The scans below show examples of all of these, except for positions 22 and 56:
Positions 12, 21, 22, 44, 32, 41, 43, 51, 52, 53
Here we can see the partial doubling of the circle under the "N" of "Niger".
Positions 13, 17, 19, 26, 27, 31, 32, 34, 50, 51, 56, 59
Here we see the extra graving marks inside the final "E" of "Protectorate". The number of marks inside the "E" is usually 3 or less.
The right circle is clearly broken just to the right of the "S". and there is some faint doubling of the outer circle below and to the left of the "T".
The dot to the upper left of the "T" is clearly visible, as is the diagonal hairline from the stem of the T, to the outer circle.
The additional line of colour inside the "P is almost invisible, but the three consecutive graver marks inside the top half of the "E" are clearly visible.

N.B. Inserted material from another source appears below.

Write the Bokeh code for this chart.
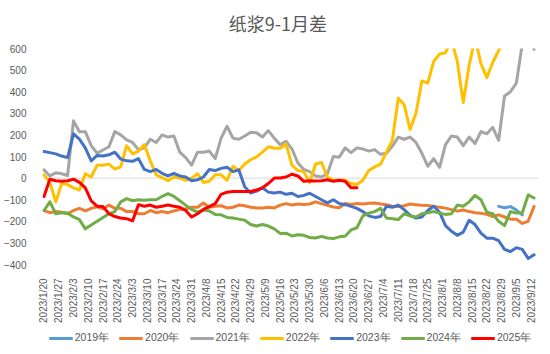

Here, we can see that the "2" is doubled, some of the shading lines near the flower ornament protrude into the white circle, and there is some doubling of the outer circle below the "N".
Here, note the large breaks in the outer circle at the left, as well as the almost complete absence of the circular framelines surrounding the right "2".
Note the vertical dash in the letter "T" of "Protectorate", and the additional line of colour on the curve below the final "E" of "Protectorate".
In addition to the above known positions, I have found three stamps that show similar plate characteristics, but are definitely not the same positions, either because one element of the required flaw is missing, or the flaw is entirely different.
The scans below show these three positions:
On this example, there is a very distinct dot of colour at the end of the lower right scroll.
Here, the left hand circle is broken in a similar fashion to position 46, but unlike position 46, the right hand circle is not broken at all.
Here, the dot inside the left "2" is partially doubled, and the horizontal shading lines of the portrait medallion below "Oil" extend into the white oval surrounding the portrait.